Pada aspek kelembagaan dalam pengelolaan sampah di Indonesia, institusi pengelolaan masih bersifat multisektor dan tidak terdapat adanya institusi yang memang fokus dalam penanganan atau pengelolaan sampah. Pada tingkat pusat, kementerian Lingkungan Hidup dan Kementerian Pekerjaan Umum yang menjadi pemeran utama dalam pengelolaan sampah, terutama dalam hal standarisasi, dan sebagai regulator dalam membentuk regulasi-regulasi yang dibutuhkan. Kemudian dalam pelaksanaannya di daerah dilaksanakan oleh pemerintah daerah sebagai eksekutor dan regulator melalui peraturan-peraturan daerah.
Aspek pembiayaan yang tidak kalah penting pun perlu menjadi sorotan kita bersama. Penganggaran untuk pengelolaan sampah di daerah nyatanya berada dibawah angka 0,5% dari Anggaran Pendapatan dan Belanja Daerah atau APBD. Padahal menurut Novrizal Tahar, idealnya anggaran pengelolaan sampah di daerah adalah 2%-3% dari total APBD. Kemudian pada bidang penarikan retribusi, realisasinya hanya berada di angka 20%.

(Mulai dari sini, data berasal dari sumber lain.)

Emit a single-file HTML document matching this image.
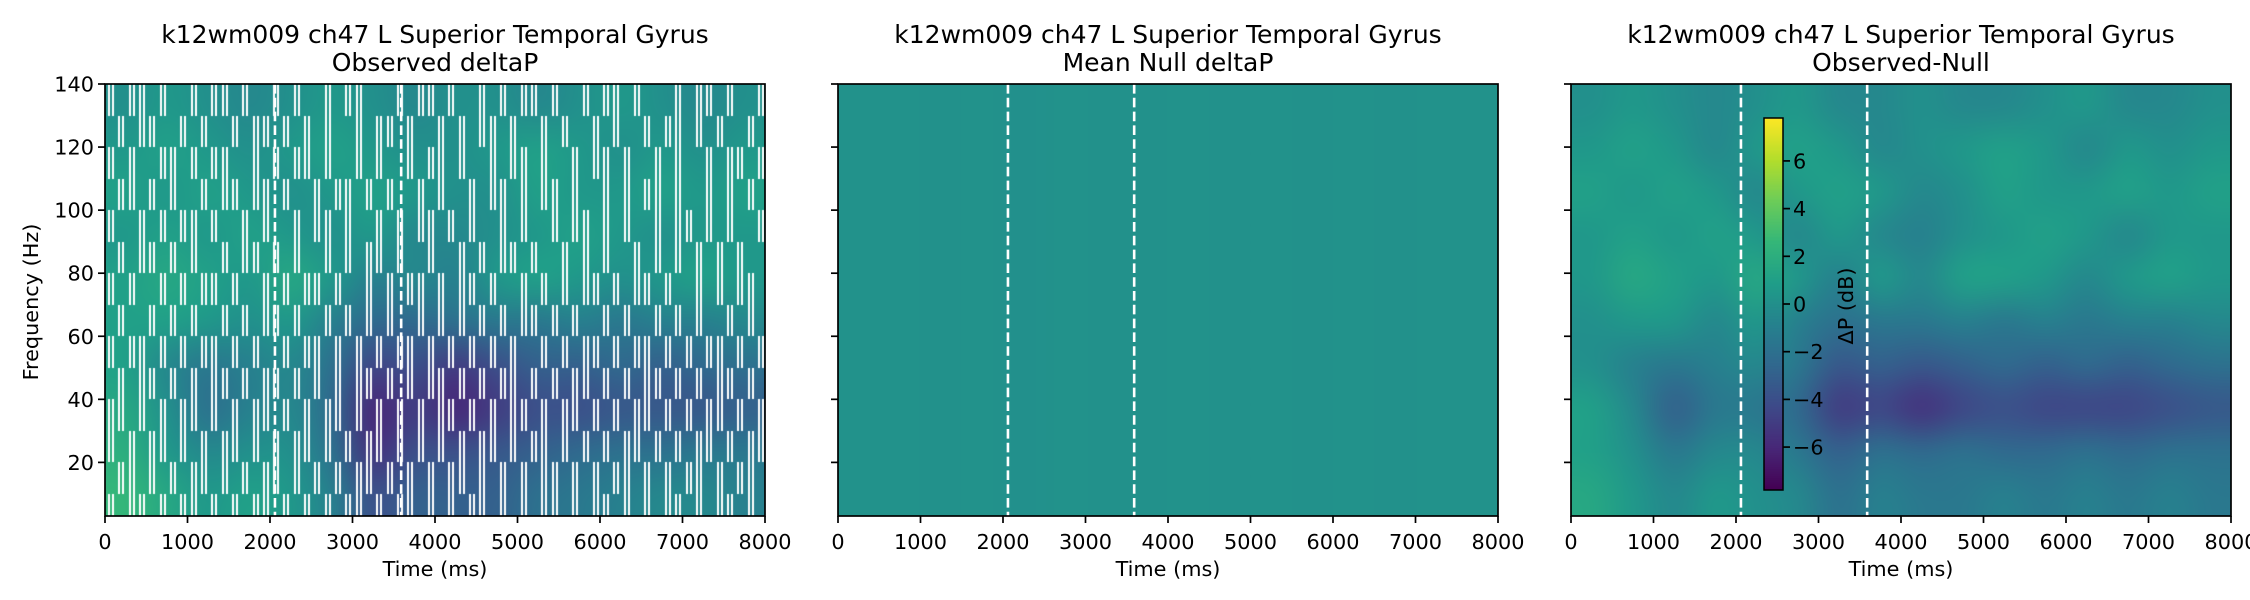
<!DOCTYPE html>
<html><head><meta charset="utf-8">
<style>
html,body{margin:0;padding:0;background:#fff;}
#wrap{position:relative;width:2250px;height:600px;overflow:hidden;font-family:"DejaVu Sans","Liberation Sans",sans-serif;}
canvas{position:absolute;}
svg{position:absolute;left:0;top:0;}
text{font-family:"DejaVu Sans","Liberation Sans",sans-serif;fill:#000;}
</style></head><body>
<div id="wrap">
<canvas id="c1" width="660" height="432" style="left:105px;top:84px"></canvas>
<canvas id="c2" width="660" height="432" style="left:838px;top:84px"></canvas>
<canvas id="c3" width="660" height="432" style="left:1571px;top:84px"></canvas>
<canvas id="cb" width="19" height="372" style="left:1764px;top:118px"></canvas>
<svg id="ov" width="2250" height="600"></svg>
</div>
<script>
// ---- data ----
const xTicks = [0,1000,2000,3000,4000,5000,6000,7000,8000];
const yTicks = [20,40,60,80,100,120,140];
const cbTicks = [-6,-4,-2,0,2,4,6];
const eventTimes = [2060,3590];
const titles1 = ["Observed deltaP","Mean Null deltaP","Observed-Null"];
// observed-null grid: rows top (140Hz) -> bottom (3Hz), 16 cols of 500ms
const diffGrid = [
[0,0.5,0,-0.5,0,0.5,-0.5,-0.5,0,-0.5,-0.5,0,0.5,-0.5,-0.5,0],
[0.5,1,0.5,-0.5,0.5,1,0.5,-0.5,0,0.5,1,0.5,-0.5,0.5,0,0.5],
[1,0.5,1,0.5,-0.5,0.5,1,0.5,-0.5,0,1,0.5,0.5,1,0.5,1],
[0.5,1,0.5,1,0.5,-0.5,0.5,-0.5,-1,0,0.5,1,0.5,-0.5,0.5,0.5],
[0.5,1.5,1,0.5,1.5,0.5,-1,0.5,-0.5,1,1,0.5,-0.5,0.5,1,0.5],
[0,0.5,0.5,-0.5,0.5,-1,-2,-1.5,-1.5,-1,-1.5,-1,-1.5,-1,-1,-0.5],
[0,-1,-1.5,-1,-0.5,-1.5,-3.5,-3,-3.5,-3,-2.5,-3,-2.5,-3,-2.5,-2],
[1,-0.5,-3,-1.5,-1.5,-2.5,-5,-4.5,-5.5,-4.5,-4,-4.5,-4.5,-4.5,-4,-3.5],
[1,0,-1.5,-0.5,-0.5,-1.5,-3,-2,-2.5,-2,-2.5,-2.5,-2,-2.5,-2,-2],
[1.5,0.5,-0.5,0.5,0,-0.5,-2,-1,-1.5,-1.5,-1,-1.5,-1,-1.5,-1,-1.5]];
const obsGrid = [
[0,0.5,0,-0.5,0,0.5,0,-0.5,0,0,-0.5,0,0.5,0,-0.5,0],
[0.5,1,0.5,0,0.5,1,0.5,0,0,0.5,1,0.5,0,0.5,0,0.5],
[1,0.5,1,0.5,0,0.5,1,0.5,0,0,1,0.5,0.5,1,0.5,1],
[0.5,1,0.5,1,0.5,0,0.5,-0.5,-0.5,0,0.5,1,0.5,0,0.5,0.5],
[1,1.5,1,0.5,1.5,0.5,-1,-0.5,-1,0.5,1,0.5,0,0.5,1,0.5],
[1,1,0.5,0,0.5,-1,-2.5,-2.5,-2,-1.5,-1.5,-1,-1.5,-1,-1,-0.5],
[1,-0.5,-1.5,-1,-0.5,-2,-4.5,-4,-5,-4,-3,-3,-2.5,-3,-2.5,-2],
[1.5,0,-2,-1,-0.5,-2.5,-6,-5,-6,-5,-4,-4,-3.5,-3.5,-3.5,-3],
[2,0.5,-0.5,0,0,-2,-5.5,-4,-4,-3.5,-3,-2.5,-2,-2,-1.5,-1.5],
[2.5,1.5,0.5,1,0.5,-1,-4,-3,-3,-3,-2,-1.5,-1,-0.5,-0.5,-1]];
const nullRow = [0.1,0.1,0.05,0.1,0.0,0.1,0.05,0.05,0.1,0.05,0.1,0.05,0.1,0.05,0.1,0.1];
// white mask pattern for observed panel: rows of 10Hz from 140 down, '1' = masked
const maskRows = [
"1011010010110100101001011000101101001010110100101101000101101001",
"0101100101001011010101001011010010101101001010010100101101010010",
"1010011010110010101101001010010110100101101001011010010100101101",
"0110101001011011010010110101001010010110101101001010110100101010",
"1001010110100101001011010010101101010010100101101010010110101001",
"0101101010010110101001010110100100101011010010101001010101010100",
"1010010101101001010110100101011010110100101010110101101001010110",
"0100101010010101101001010101001010101010110101001010010101001010",
"1011010101101010010110101010110101010101001010110101101010110101",
"0101101010110101101010101101010110101011010101101010110101011010",
"1101010110101011010101101010101011010101101011010101101010110101",
"1010110101011010101101010110101010101101011010101011010101101011",
"0110101011010101101010101101010101101010101101010110101011010110",
"1011010110101011010101011010110101011010101101011010101101011010"];
// ---- helpers ----
const VIR=[[68,1,84],[72,40,120],[62,74,137],[49,104,142],[38,130,142],[31,158,137],[53,183,121],[109,205,89],[180,222,44],[253,231,37]];
function viridis(t){t=Math.max(0,Math.min(1,t));const f=t*9,i=Math.min(8,Math.floor(f)),r=f-i;const a=VIR[i],b=VIR[i+1];return [a[0]+(b[0]-a[0])*r,a[1]+(b[1]-a[1])*r,a[2]+(b[2]-a[2])*r];}
const vmin=-7.8,vmax=7.8;
const W=660,H=432,fMin=3,fMax=140,tMax=8000;
const xs=t=>t/tMax*W, ys=f=>(fMax-f)/(fMax-fMin)*H;
function drawGrid(id,grid){
  const rows=grid.length,cols=grid[0].length;
  const sm=document.createElement('canvas');sm.width=cols;sm.height=rows;
  const sc=sm.getContext('2d');const im=sc.createImageData(cols,rows);
  for(let r=0;r<rows;r++)for(let c=0;c<cols;c++){const col=viridis((grid[r][c]-vmin)/(vmax-vmin));const k=(r*cols+c)*4;im.data[k]=col[0];im.data[k+1]=col[1];im.data[k+2]=col[2];im.data[k+3]=255;}
  sc.putImageData(im,0,0);
  const ctx=document.getElementById(id).getContext('2d');
  ctx.imageSmoothingEnabled=true;ctx.imageSmoothingQuality='high';
  ctx.drawImage(sm,0,0,W,H);
  return ctx;
}
const c1=drawGrid('c1',obsGrid);
drawGrid('c2',[nullRow,nullRow]);
drawGrid('c3',diffGrid);
// mask streaks (solid white edges)
c1.fillStyle='#fff';
maskRows.forEach((row,ri)=>{
  const fTop=140-ri*10,fBot=Math.max(fMin,130-ri*10);
  const y0=Math.round(ys(fTop)),y1=Math.round(ys(fBot));
  for(let i=0;i<row.length;i++){ if(row[i]==='1'){const x=Math.round(xs((i+0.5)/row.length*tMax));
    c1.fillRect(x-2,y0,2,y1-y0);c1.fillRect(x+2,y0,2,y1-y0);} }
});
// colorbar
const cb=document.getElementById('cb').getContext('2d');
for(let y=0;y<372;y++){const v=vmax-(y/371)*(vmax-vmin);const col=viridis((v-vmin)/(vmax-vmin));cb.fillStyle=`rgb(${col[0]|0},${col[1]|0},${col[2]|0})`;cb.fillRect(0,y,19,1);}
// ---- svg overlay ----
const NS='http://www.w3.org/2000/svg',ov=document.getElementById('ov');
function el(tag,attrs,txt){const e=document.createElementNS(NS,tag);for(const k in attrs)e.setAttribute(k,attrs[k]);if(txt!==undefined)e.textContent=txt;ov.appendChild(e);return e;}
const lefts=[105,838,1571],top0=84;
lefts.forEach((L,pi)=>{
  eventTimes.forEach(t=>{const e=el('line',{x1:L+xs(t),x2:L+xs(t),y1:top0,y2:top0+H,stroke:'#fff','stroke-width':2.6,'stroke-dasharray':'9.6,4.2'});
    
    });
  const fr=el('rect',{x:L,y:top0,width:W,height:H,fill:'none',stroke:'#000','stroke-width':1.7});
  
  
  xTicks.forEach(t=>{const x=L+xs(t);el('line',{x1:x,x2:x,y1:top0+H,y2:top0+H+7,stroke:'#000','stroke-width':1.7});
    const tx=el('text',{x:x,y:549,'font-size':20.8,'text-anchor':'middle'},String(t));
    
    });
  yTicks.forEach(f=>{const y=top0+ys(f);el('line',{x1:L-7,x2:L,y1:y,y2:y,stroke:'#000','stroke-width':1.7});
    if(pi===0){const tx=el('text',{x:L-11,y:y+7.5,'font-size':20.8,'text-anchor':'end'},String(f));
      
      }});
  const xl=el('text',{x:L+W/2,y:576,'font-size':20.8,'text-anchor':'middle'},'Time (ms)');
  
  
  const t1=el('text',{x:L+W/2,y:43,'font-size':25,'text-anchor':'middle'},'k12wm009 ch47 L Superior Temporal Gyrus');
  
  
  const t2=el('text',{x:L+W/2,y:71,'font-size':25,'text-anchor':'middle'},titles1[pi]);
  
  
});
const yl=el('text',{x:0,y:0,'font-size':20.8,'text-anchor':'middle',transform:'translate(38,302) rotate(-90)'},'Frequency (Hz)');


// colorbar frame & ticks
const cbTop=118,cbH=372,cbX=1764;
const cbf=el('rect',{x:cbX,y:cbTop,width:19,height:cbH,fill:'none',stroke:'#000','stroke-width':1.5});


cbTicks.forEach(v=>{const y=cbTop+(vmax-v)/(vmax-vmin)*cbH;el('line',{x1:cbX+19,x2:cbX+26,y1:y,y2:y,stroke:'#000','stroke-width':1.7});
  const tx=el('text',{x:cbX+29,y:y+7.5,'font-size':20.8},(v<0?'\u2212':'')+Math.abs(v));
  
  });
const cl=el('text',{x:0,y:0,'font-size':20.8,'text-anchor':'middle',transform:'translate(1853,306) rotate(-90)'},'\u0394P (dB)');


</script>
</body></html>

Dalam aspek teknis operasional, nyatanya masih banyak sekali pengelolaan sampah yang dilaksanakan secara open dumping atau membuang sampah di area terbuka tanpa adanya tindakan lebih lanjut. Sebesar 80,6% masih Tempat Pembuangan Akhir (TPA), masih menggunakan metode ini. Apabila metode ini dilaksanakan, dampak buruknya adalah sampah yang membusuk dan tidak diolah menyebabkan pencemaran tanah yang parah dan bahkan mempengaruhi kualitas air bawah tanah.
Sikap Masyarakat dalam Pengelolaan Sampah di Indonesia
Sebagaimana dijelaskan diatas, mayoritas timbulan sampah berasal dari sampah rumah tangga yakni sebesar 38,4% dari total timbulan sampah nasional. Namun nyatanya, 72% masyarakat Indonesia menurut survei Badan Pusat Statistika tidak memiliki kepedulian atas urusan sampah.
Setelah analisis yang kita lakukan, dapat kita lihat kalau aspek yang menjadi kendala dalam pengelolaan sampah di Indonesia adalah aspek kelembagaan, pembiayaan, teknis operasional dan aspek masyarakat.